Il mondo ricco e potente delle metropoli industriali e finanziarie è chiamato oggi a risposte cruciali, che non appaiono tuttavia neppure sottintese in questi giorni drammatici, in cui la partita, in Europa ad esempio, si gioca tra l’interesse egemonico-politico e il ricatto finanziario. L’impressione è quella di mondi che, pur dominatori del PIL mondiale, appaiono sempre meno capaci di leggere la storia e il presente, mentre si parla, sempre più a sproposito al cospetto dei tanti morti, di «occasione storica». Si sente dire che niente sarà più come prima, ma ci si rapporta alla realtà con gli appetiti di sempre, mentre irrompono in scena, appunto, i veri «padroni del vapore». Non si è più lucidi in realtà di quel Luigi XVI che alla notizia della caduta della Bastiglia, nel 1789, domandò al duca di Liancourt se fosse in atto una «rivolta», per sentirsi rispondere che si trattava di una «rivoluzione».

Da decenni viene documentato che si è oltre il livello di guardia.
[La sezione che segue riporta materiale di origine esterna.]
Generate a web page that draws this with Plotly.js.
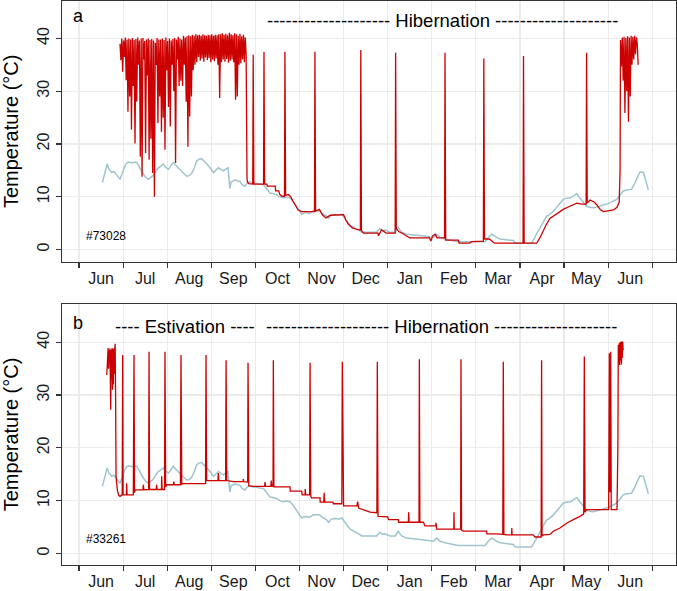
<!DOCTYPE html>
<html><head><meta charset="utf-8">
<script src="https://cdn.plot.ly/plotly-3.0.1.min.js"></script>
<style>html,body{margin:0;padding:0;background:#fff}#chart{width:677px;height:591px}</style>
</head><body><div id="chart"></div>
<script>
// x unit: months since 1 June (first tick = 0)
const monthLabels = ['Jun','Jul','Aug','Sep','Oct','Nov','Dec','Jan','Feb','Mar','Apr','May','Jun'];

// Ambient temperature (same logger in both panels)
const ambientX = [0.53,0.57,0.61,0.64,0.68,0.71,0.74,0.79,0.85,0.9,0.93,0.97,1.0,1.04,1.08,1.12,1.2,1.26,1.31,1.35,1.38,1.42,1.46,1.5,1.57,1.62,1.68,1.72,1.8,1.86,1.91,1.96,2.03,2.08,2.14,2.19,2.25,2.3,2.36,2.44,2.5,2.56,2.62,2.67,2.72,2.78,2.82,2.86,2.92,2.97,3.05,3.1,3.16,3.22,3.27,3.32,3.38,3.42,3.45,3.5,3.54,3.6,3.65,3.7,3.76,3.82,3.87,3.93,3.99,4.1,4.18,4.25,4.33,4.4,4.48,4.55,4.63,4.7,4.78,4.85,4.9,4.97,5.05,5.1,5.16,5.22,5.31,5.4,5.46,5.52,5.61,5.66,5.72,5.8,5.9,5.96,6.03,6.1,6.15,6.22,6.3,6.36,6.41,6.6,6.75,6.82,6.88,6.94,7.05,7.17,7.24,7.28,7.32,7.43,7.55,7.66,7.8,7.88,8.04,8.11,8.15,8.19,8.3,8.45,8.6,8.72,9.0,9.21,9.28,9.36,9.42,9.47,9.55,9.62,9.75,9.85,9.89,10.1,10.26,10.32,10.37,10.45,10.52,10.6,10.65,10.71,10.76,10.82,10.9,10.98,11.04,11.09,11.15,11.2,11.25,11.29,11.33,11.39,11.45,11.51,11.58,11.66,11.77,11.88,11.95,12.0,12.08,12.19,12.26,12.34,12.42,12.53,12.6,12.66,12.72,12.8,12.85,12.91];
const ambientT = [12.7,13.8,15.0,16.2,15.2,15.0,14.6,14.8,14.2,13.6,13.3,14.2,15.0,15.8,16.4,16.6,16.4,16.6,16.5,16.0,15.5,14.8,14.3,13.8,13.3,13.6,14.0,14.6,15.5,15.8,16.2,15.6,15.2,15.8,16.5,16.0,15.5,15.0,14.5,13.9,14.0,14.5,15.6,16.8,17.1,17.2,16.9,16.6,16.0,15.5,14.6,15.0,15.5,15.2,14.9,15.2,15.5,11.6,12.8,13.0,13.2,13.0,12.9,12.3,12.0,12.6,12.9,12.6,12.6,12.4,12.3,11.6,10.7,10.6,10.4,10.0,9.8,9.9,9.8,9.2,8.6,7.6,6.7,6.9,7.0,6.8,7.3,7.3,7.3,6.8,6.4,5.9,6.5,6.6,6.5,6.7,5.8,5.1,4.6,4.3,4.0,3.6,3.3,3.3,3.3,4.0,3.6,3.7,3.3,3.3,4.2,3.7,3.3,2.9,2.8,2.8,2.6,2.5,2.3,2.9,2.6,2.3,2.0,1.7,1.5,1.5,1.5,1.5,2.3,2.9,2.6,2.3,2.0,1.9,1.8,1.7,1.2,1.2,1.2,2.0,2.9,4.0,5.1,6.3,6.5,6.9,7.3,7.9,8.8,9.5,9.7,9.8,9.8,10.1,10.3,10.6,10.1,9.5,8.7,8.2,8.0,7.9,8.1,8.5,8.6,8.7,9.0,9.5,10.2,11.1,11.3,11.4,12.5,13.7,14.7,14.6,13.0,11.3];

// Panel a (#73028) body temperature
const bodyA_active1Start = 0.93, bodyA_active1Step = 0.02;
const bodyA_active1 = [39.0,35.9,40.0,33.7,39.6,36.5,40.2,32.1,39.8,26.1,40.0,29.0,39.8,22.7,40.1,31.0,39.7,20.1,39.9,28.0,40.2,35.0,39.6,17.6,40.0,13.8,40.1,36.0,39.5,18.3,39.8,33.0,40.0,17.0,39.7,21.0,39.9,14.5,39.6,10.0,39.2,35.0,40.1,24.0,39.8,29.0,39.8,22.3,40.0,25.0,39.7,18.9,40.2,34.0,39.5,27.0,40.0,23.3,39.6,35.0,39.9,30.0,40.1,16.4,39.8,36.0,40.3,31.0,40.0,32.0,39.8,31.0,40.5,35.0,40.2,28.0,40.4,19.5,40.6,25.2,40.4,29.0,40.7,34.0,40.5,35.0,40.8,35.5,40.6,36.5,40.7,35.8,40.5,36.2,40.8,35.6,40.6,36.4,40.5,35.9,40.7,36.3,40.6,35.5,40.8,36.0,40.5,35.7,40.7,36.2,40.6,35.0,40.8,28.7,40.8,35.5,41.0,36.0,40.7,35.6,40.9,36.1,40.6,35.4,41.1,35.8,40.8,36.0,40.6,35.5,41.0,28.4,40.8,29.0,40.5,35.0,40.9,35.3,40.4,36.0,40.7,35.5,40.2,37.0,13.5];
const bodyA_hibX = [3.82,3.85,3.94,3.95,3.965,4.1,4.185,4.195,4.21,4.26,4.27,4.45,4.46,4.53,4.55,4.6,4.66,4.67,4.685,4.75,4.8,4.85,4.9,4.97,5.05,5.25,5.34,5.35,5.365,5.45,5.52,5.6,5.7,6.0,6.05,6.11,6.2,6.3,6.38,6.39,6.405,6.45,6.78,6.79,6.82,6.86,6.92,6.97,7.17,7.18,7.195,7.25,7.35,7.43,7.5,7.95,7.98,8.02,8.08,8.12,8.29,8.3,8.315,8.6,8.62,8.85,8.9,9.17,9.18,9.195,9.3,9.35,9.42,10.07,10.08,10.095,10.38,10.45,10.53,10.6,10.68,10.75,10.83,10.98,11.13,11.29,11.4,11.5,11.51,11.525,11.59,11.68,11.74,11.82,11.89,12.12,12.2,12.25,12.27];
const bodyA_hibT = [12.8,12.5,12.4,36.9,12.4,12.4,12.4,37.5,12.4,12.4,12.0,12.0,11.1,11.1,10.5,10.1,10.1,37.5,10.3,10.4,10.0,9.2,8.4,7.5,7.2,7.2,7.2,37.5,7.3,7.6,6.6,6.0,6.5,6.6,5.6,4.8,4.1,3.8,3.7,37.8,3.6,3.1,3.1,2.6,3.2,3.7,3.4,3.1,3.1,37.3,4.0,3.4,3.0,2.6,2.2,2.2,1.6,2.6,2.9,2.2,2.2,37.3,1.8,1.8,1.2,1.2,1.5,1.6,36.2,2.0,2.0,1.7,1.2,1.2,36.7,1.2,1.2,2.2,3.7,4.8,5.9,6.3,6.9,7.6,8.2,8.8,8.6,8.6,37.3,8.8,9.4,9.0,8.5,7.6,7.2,7.5,8.0,9.0,15.0];
const bodyA_active2Start = 12.28, bodyA_active2Step = 0.02;
const bodyA_active2 = [39.7,34.7,40.2,32.0,40.3,25.9,40.1,30.0,40.4,24.2,40.2,29.0,40.5,35.0,40.3,36.0,40.5,37.0,40.2,39.0,35.0];

// Panel b (#33261) body temperature
const bodyB_active1Start = 0.63, bodyB_active1Step = 0.01;
const bodyB_active1 = [33.8,37.5,36.0,38.9,35.0,38.5,36.5,38.8,29.0,27.2,38.6,33.0,38.9,31.0,38.7,32.0,38.8,34.0,38.5,39.7,30.0];
const bodyB_hibX = [0.84,0.87,0.9,0.93,0.96,0.98,0.991,1.0,1.043,1.075,1.08,1.09,1.232,1.247,1.26,1.27,1.45,1.46,1.47,1.58,1.588,1.6,1.75,1.76,1.77,1.87,1.875,1.885,1.94,1.95,1.965,1.988,2.14,2.15,2.16,2.3,2.313,2.33,2.365,2.87,2.88,2.895,3.15,3.16,3.17,3.325,3.335,3.35,3.5,3.72,3.727,3.735,3.825,3.833,3.85,3.954,4.21,4.218,4.23,4.35,4.36,4.37,4.4,4.407,4.42,4.483,4.785,4.79,5.05,5.06,5.126,5.13,5.14,5.23,5.24,5.255,5.277,5.465,5.47,5.55,5.56,5.57,5.76,5.77,5.96,5.971,5.985,6.0,6.3,6.32,6.34,6.41,6.6,6.755,6.765,6.78,7.0,7.02,7.24,7.25,7.47,7.476,7.485,7.71,7.718,7.73,7.81,7.846,8.09,8.095,8.105,8.11,8.5,8.503,8.51,8.655,8.662,8.675,8.715,9.24,9.25,9.47,9.61,9.622,9.635,9.7,9.81,9.815,9.82,10.3,10.34,10.48,10.49,10.5,10.53,10.68,10.756,10.907,11.058,11.209,11.36,11.445,11.459,11.475,11.51,12.01,12.026,12.04,12.05,12.058,12.07,12.2,12.22];
const bodyB_hibT = [14.5,12.0,11.0,10.8,11.0,11.1,37.6,11.1,11.1,11.1,13.3,11.1,11.1,37.6,11.5,12.05,12.05,13.0,12.05,12.1,38.2,12.1,12.1,13.0,12.1,12.1,14.6,12.1,12.1,38.2,12.6,13.0,13.0,13.6,13.0,13.0,37.6,13.1,13.2,13.2,37.6,13.8,13.8,15.2,13.8,13.8,36.6,13.8,13.6,13.6,14.1,13.6,13.5,36.1,12.8,12.7,12.7,13.5,12.7,12.7,13.8,12.7,12.7,36.6,12.6,12.6,12.6,11.8,11.8,11.1,11.1,12.2,11.1,11.1,36.1,10.8,10.5,10.5,9.7,9.7,11.5,9.7,9.7,9.4,9.4,36.3,9.2,9.0,9.0,9.8,8.6,8.4,7.8,7.7,36.3,7.0,6.9,6.4,6.4,5.9,5.9,7.8,5.9,5.9,36.8,5.9,5.9,5.2,5.2,5.8,5.2,4.6,4.6,7.8,4.6,4.6,36.8,4.4,4.2,4.2,3.7,3.7,3.6,36.3,3.6,3.5,3.5,4.8,3.5,3.5,3.1,3.1,36.6,3.3,3.5,3.6,4.2,4.8,5.7,6.4,7.0,7.5,37.3,7.8,8.3,8.3,37.9,11.7,11.7,38.2,8.3,8.3,20.0];
const bodyB_active2Start = 12.23, bodyB_active2Step = 0.01;
const bodyB_active2 = [39.5,36.0,39.8,35.7,40.0,36.5,40.1,35.8,40.2,37.0,40.1,38.5];

function sampled(start, step, vals){ return vals.map((v,i)=>+(start+i*step).toFixed(4)); }
function bodySeries(s1,st1,v1,hx,ht,s2,st2,v2){
  return {x: sampled(s1,st1,v1).concat(hx, sampled(s2,st2,v2)), y: v1.concat(ht, v2)};
}
const bodyA = bodySeries(bodyA_active1Start,bodyA_active1Step,bodyA_active1,bodyA_hibX,bodyA_hibT,bodyA_active2Start,bodyA_active2Step,bodyA_active2);
const bodyB = bodySeries(bodyB_active1Start,bodyB_active1Step,bodyB_active1,bodyB_hibX,bodyB_hibT,bodyB_active2Start,bodyB_active2Step,bodyB_active2);

const F = 'Liberation Sans, Arial, Helvetica, sans-serif';
const RED = '#cc0000', BLUE = '#9ec4d0';
const traces = [
  {x: ambientX, y: ambientT, xaxis:'x', yaxis:'y', mode:'lines', line:{color:BLUE, width:1.5}, hoverinfo:'skip'},
  {x: bodyA.x, y: bodyA.y, xaxis:'x', yaxis:'y', mode:'lines', line:{color:RED, width:1.3}, hoverinfo:'skip'},
  {x: ambientX, y: ambientT, xaxis:'x2', yaxis:'y2', mode:'lines', line:{color:BLUE, width:1.5}, hoverinfo:'skip'},
  {x: bodyB.x, y: bodyB.y, xaxis:'x2', yaxis:'y2', mode:'lines', line:{color:RED, width:1.3}, hoverinfo:'skip'}
];

const monthCentres = monthLabels.map((m,i)=>i+0.5);
function xAxis(anchor){
  return {
    anchor, range:[-0.3855, 13.538], tickmode:'array', tickvals: monthCentres, ticktext: monthLabels,
    ticks:'outside', ticklen:2, tickcolor:'rgba(0,0,0,0)', showgrid:false, zeroline:false,
    showline:true, mirror:true, linecolor:'#333333', linewidth:1.2,
    tickfont:{family:F, size:16, color:'#1a1a1a'},
    minor:{tickmode:'linear', tick0:0, dtick:1, ticks:'outside', ticklen:5, tickcolor:'#333333', tickwidth:1.2,
           showgrid:true, gridcolor:'#ebebeb', gridwidth:1.2}
  };
}
function yAxis(anchor, domain, range){
  return {
    anchor, domain, range, tickmode:'array', tickvals:[0,10,20,30,40], tickangle:-90,
    ticks:'outside', ticklen:5, tickcolor:'#333333', tickwidth:1.2,
    showgrid:true, gridcolor:'#ebebeb', gridwidth:1.2, zeroline:false,
    showline:true, mirror:true, linecolor:'#333333', linewidth:1.2,
    tickfont:{family:F, size:16, color:'#1a1a1a'},
    title:{text:'Temperature (°C)', font:{family:F, size:20, color:'#000'}, standoff:11}
  };
}
const hyph = n => '-'.repeat(n);
const ann = (xref,yref,x,y,text,size,extra) => Object.assign({xref,yref,x,y,text,showarrow:false,
  font:{family:F,size,color:'#000'}}, extra||{});
const layout = {
  width:677, height:591, margin:{l:62, r:1, t:1, b:26},
  paper_bgcolor:'#fff', plot_bgcolor:'#fff', showlegend:false,
  xaxis: xAxis('y'), yaxis: yAxis('x', [0.5378, 1], [-2.3, 47.1]),
  xaxis2: xAxis('y2'), yaxis2: yAxis('x2', [0, 0.4628], [-2.2, 47.25]),
  annotations:[
    ann('x','y',-0.02,44.3,'a',18),
    ann('x','y',0.11,2.6,'#73028',12,{xanchor:'left'}),
    ann('x','y',8.25,43.5,hyph(20)+' Hibernation '+hyph(20),18.5),
    ann('x2','y2',-0.02,43.6,'b',18),
    ann('x2','y2',0.11,2.7,'#33261',12,{xanchor:'left'}),
    ann('x2','y2',2.4,43.0,hyph(4)+' Estivation '+hyph(4),18.5),
    ann('x2','y2',8.21,43.0,hyph(20)+' Hibernation '+hyph(20),18.5)
  ]
};
Plotly.newPlot('chart', traces, layout, {staticPlot:true, displayModeBar:false});
</script>
</body></html>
E c’è chi lo ha spiegato in maniera esemplare, con una messe di argomenti, come il pensatore tedesco-statunitense Hans Jonas, quando ha sottolineato le responsabilità dei sistemi contemporanei rispetto alla natura, alle generazioni ancora non nate e a tutti i viventi. Si pensino bene allora le mosse da compiere, perché lo scaccomatto, corroborato dalle stoltezze di chi insiste a credersi invulnerabile, rischia di essere davvero dietro l’angolo.